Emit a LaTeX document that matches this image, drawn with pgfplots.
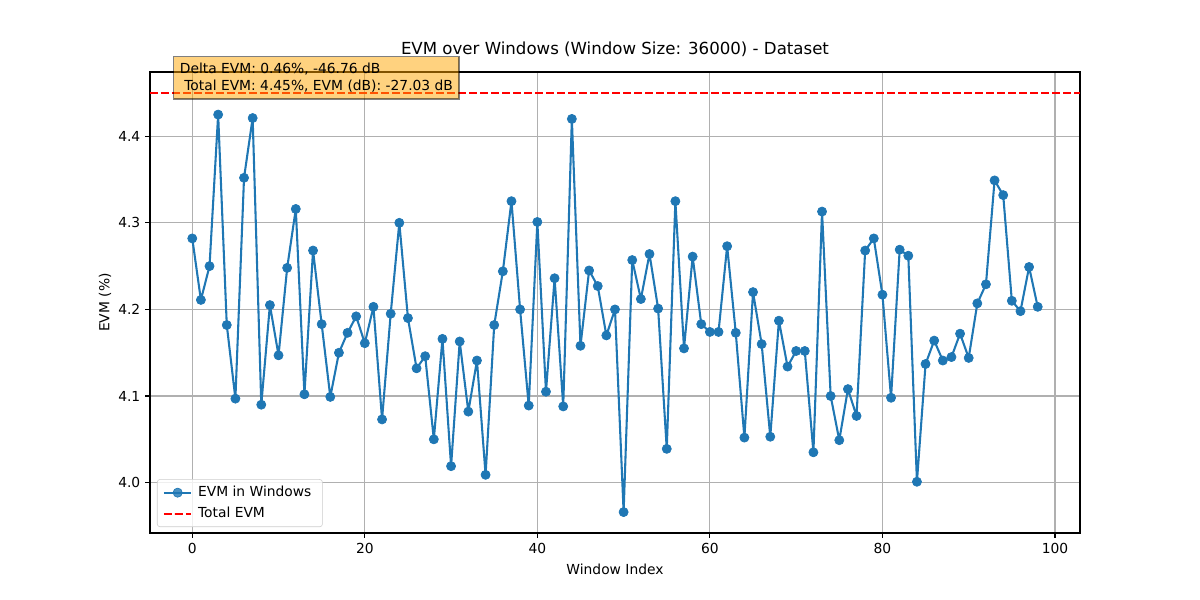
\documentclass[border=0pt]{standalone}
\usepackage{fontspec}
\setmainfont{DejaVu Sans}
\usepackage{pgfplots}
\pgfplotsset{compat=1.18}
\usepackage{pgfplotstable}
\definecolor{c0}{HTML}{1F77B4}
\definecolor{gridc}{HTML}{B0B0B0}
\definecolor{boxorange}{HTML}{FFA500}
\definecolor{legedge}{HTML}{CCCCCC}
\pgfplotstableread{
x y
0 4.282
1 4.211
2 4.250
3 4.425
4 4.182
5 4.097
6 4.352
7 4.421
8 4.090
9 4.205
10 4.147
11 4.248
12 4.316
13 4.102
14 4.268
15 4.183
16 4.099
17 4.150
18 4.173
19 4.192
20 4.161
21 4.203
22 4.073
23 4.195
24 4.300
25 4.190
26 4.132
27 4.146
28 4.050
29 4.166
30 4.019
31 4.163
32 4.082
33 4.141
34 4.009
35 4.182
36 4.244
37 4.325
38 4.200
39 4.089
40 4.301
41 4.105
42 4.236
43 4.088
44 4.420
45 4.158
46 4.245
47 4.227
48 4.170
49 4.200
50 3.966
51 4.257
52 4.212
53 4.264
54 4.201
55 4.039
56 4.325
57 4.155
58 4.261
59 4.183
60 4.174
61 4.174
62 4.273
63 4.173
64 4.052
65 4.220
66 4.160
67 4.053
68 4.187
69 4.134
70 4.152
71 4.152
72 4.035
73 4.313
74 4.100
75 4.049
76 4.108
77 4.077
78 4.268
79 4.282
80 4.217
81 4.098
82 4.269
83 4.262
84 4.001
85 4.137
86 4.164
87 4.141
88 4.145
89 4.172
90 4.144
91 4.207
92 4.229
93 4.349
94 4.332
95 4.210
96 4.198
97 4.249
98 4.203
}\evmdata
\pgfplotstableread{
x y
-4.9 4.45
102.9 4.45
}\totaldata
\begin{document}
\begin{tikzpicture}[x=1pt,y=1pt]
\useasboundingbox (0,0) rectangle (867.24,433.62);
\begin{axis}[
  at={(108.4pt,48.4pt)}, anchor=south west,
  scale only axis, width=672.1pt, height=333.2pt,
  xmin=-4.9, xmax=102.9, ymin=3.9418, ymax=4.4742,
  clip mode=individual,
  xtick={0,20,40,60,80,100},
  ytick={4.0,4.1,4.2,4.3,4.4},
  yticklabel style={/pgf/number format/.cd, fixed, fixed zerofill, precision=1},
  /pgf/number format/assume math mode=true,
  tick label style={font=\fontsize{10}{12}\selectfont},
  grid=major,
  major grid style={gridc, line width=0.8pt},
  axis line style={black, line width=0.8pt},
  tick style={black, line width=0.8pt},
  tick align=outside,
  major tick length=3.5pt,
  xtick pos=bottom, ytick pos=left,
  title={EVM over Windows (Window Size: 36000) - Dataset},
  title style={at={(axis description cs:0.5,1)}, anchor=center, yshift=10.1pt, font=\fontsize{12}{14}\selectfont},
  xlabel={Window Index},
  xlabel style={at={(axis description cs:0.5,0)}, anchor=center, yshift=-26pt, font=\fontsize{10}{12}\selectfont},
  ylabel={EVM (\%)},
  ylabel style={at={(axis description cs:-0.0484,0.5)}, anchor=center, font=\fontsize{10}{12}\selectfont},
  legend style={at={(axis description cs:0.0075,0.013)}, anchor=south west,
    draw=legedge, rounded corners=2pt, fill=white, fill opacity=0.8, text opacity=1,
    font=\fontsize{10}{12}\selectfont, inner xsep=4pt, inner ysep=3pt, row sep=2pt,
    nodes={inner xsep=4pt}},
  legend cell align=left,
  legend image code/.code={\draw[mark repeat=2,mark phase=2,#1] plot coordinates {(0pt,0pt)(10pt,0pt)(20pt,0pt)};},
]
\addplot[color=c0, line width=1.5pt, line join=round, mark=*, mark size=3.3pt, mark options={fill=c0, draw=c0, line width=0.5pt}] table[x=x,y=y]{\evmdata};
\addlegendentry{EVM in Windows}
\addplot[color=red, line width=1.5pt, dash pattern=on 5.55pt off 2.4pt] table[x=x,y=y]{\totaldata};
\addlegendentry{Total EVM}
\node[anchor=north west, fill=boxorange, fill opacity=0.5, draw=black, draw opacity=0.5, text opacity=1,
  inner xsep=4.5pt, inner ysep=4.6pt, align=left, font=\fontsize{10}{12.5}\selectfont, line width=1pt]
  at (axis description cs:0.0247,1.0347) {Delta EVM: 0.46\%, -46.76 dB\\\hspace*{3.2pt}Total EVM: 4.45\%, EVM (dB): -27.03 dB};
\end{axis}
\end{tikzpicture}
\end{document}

....................

## The task:
What is needed is an exact reproduction of the data, pictures excluded.

## Finished answer:
Emit a LaTeX document that matches this image, drawn with pgfplots.
\documentclass[border=0pt]{standalone}
\usepackage{fontspec}
\setmainfont{DejaVu Sans}
\usepackage{pgfplots}
\pgfplotsset{compat=1.18}
\usepackage{pgfplotstable}
\definecolor{c0}{HTML}{1F77B4}
\definecolor{gridc}{HTML}{B0B0B0}
\definecolor{boxorange}{HTML}{FFA500}
\definecolor{legedge}{HTML}{CCCCCC}
\pgfplotstableread{
x y
0 4.282
1 4.211
2 4.250
3 4.425
4 4.182
5 4.097
6 4.352
7 4.421
8 4.090
9 4.205
10 4.147
11 4.248
12 4.316
13 4.102
14 4.268
15 4.183
16 4.099
17 4.150
18 4.173
19 4.192
20 4.161
21 4.203
22 4.073
23 4.195
24 4.300
25 4.190
26 4.132
27 4.146
28 4.050
29 4.166
30 4.019
31 4.163
32 4.082
33 4.141
34 4.009
35 4.182
36 4.244
37 4.325
38 4.200
39 4.089
40 4.301
41 4.105
42 4.236
43 4.088
44 4.420
45 4.158
46 4.245
47 4.227
48 4.170
49 4.200
50 3.966
51 4.257
52 4.212
53 4.264
54 4.201
55 4.039
56 4.325
57 4.155
58 4.261
59 4.183
60 4.174
61 4.174
62 4.273
63 4.173
64 4.052
65 4.220
66 4.160
67 4.053
68 4.187
69 4.134
70 4.152
71 4.152
72 4.035
73 4.313
74 4.100
75 4.049
76 4.108
77 4.077
78 4.268
79 4.282
80 4.217
81 4.098
82 4.269
83 4.262
84 4.001
85 4.137
86 4.164
87 4.141
88 4.145
89 4.172
90 4.144
91 4.207
92 4.229
93 4.349
94 4.332
95 4.210
96 4.198
97 4.249
98 4.203
}\evmdata
\pgfplotstableread{
x y
-4.9 4.45
102.9 4.45
}\totaldata
\begin{document}
\begin{tikzpicture}[x=1pt,y=1pt]
\useasboundingbox (0,0) rectangle (867.24,433.62);
\begin{axis}[
  at={(108.4pt,48.4pt)}, anchor=south west,
  scale only axis, width=672.1pt, height=333.2pt,
  xmin=-4.9, xmax=102.9, ymin=3.9418, ymax=4.4742,
  clip mode=individual,
  xtick={0,20,40,60,80,100},
  ytick={4.0,4.1,4.2,4.3,4.4},
  yticklabel style={/pgf/number format/.cd, fixed, fixed zerofill, precision=1},
  /pgf/number format/assume math mode=true,
  tick label style={font=\fontsize{10}{12}\selectfont},
  grid=major,
  major grid style={gridc, line width=0.8pt},
  axis line style={black, line width=0.8pt},
  tick style={black, line width=0.8pt},
  tick align=outside,
  major tick length=3.5pt,
  xtick pos=bottom, ytick pos=left,
  title={EVM over Windows (Window Size: 36000) - Dataset},
  title style={at={(axis description cs:0.5,1)}, anchor=center, yshift=10.1pt, font=\fontsize{12}{14}\selectfont},
  xlabel={Window Index},
  xlabel style={at={(axis description cs:0.5,0)}, anchor=center, yshift=-26pt, font=\fontsize{10}{12}\selectfont},
  ylabel={EVM (\%)},
  ylabel style={at={(axis description cs:-0.0484,0.5)}, anchor=center, font=\fontsize{10}{12}\selectfont},
  legend style={at={(axis description cs:0.0075,0.013)}, anchor=south west,
    draw=legedge, rounded corners=2pt, fill=white, fill opacity=0.8, text opacity=1,
    font=\fontsize{10}{12}\selectfont, inner xsep=4pt, inner ysep=3pt, row sep=2pt,
    nodes={inner xsep=4pt}},
  legend cell align=left,
  legend image code/.code={\draw[mark repeat=2,mark phase=2,#1] plot coordinates {(0pt,0pt)(10pt,0pt)(20pt,0pt)};},
]
\addplot[color=c0, line width=1.5pt, line join=round, mark=*, mark size=3.3pt, mark options={fill=c0, draw=c0, line width=0.5pt}] table[x=x,y=y]{\evmdata};
\addlegendentry{EVM in Windows}
\addplot[color=red, line width=1.5pt, dash pattern=on 5.55pt off 2.4pt] table[x=x,y=y]{\totaldata};
\addlegendentry{Total EVM}
\node[anchor=north west, fill=boxorange, fill opacity=0.5, draw=black, draw opacity=0.5, text opacity=1,
  inner xsep=4.5pt, inner ysep=4.6pt, align=left, font=\fontsize{10}{12.5}\selectfont, line width=1pt]
  at (axis description cs:0.0247,1.0347) {Delta EVM: 0.46\%, -46.76 dB\\\hspace*{3.2pt}Total EVM: 4.45\%, EVM (dB): -27.03 dB};
\end{axis}
\end{tikzpicture}
\end{document}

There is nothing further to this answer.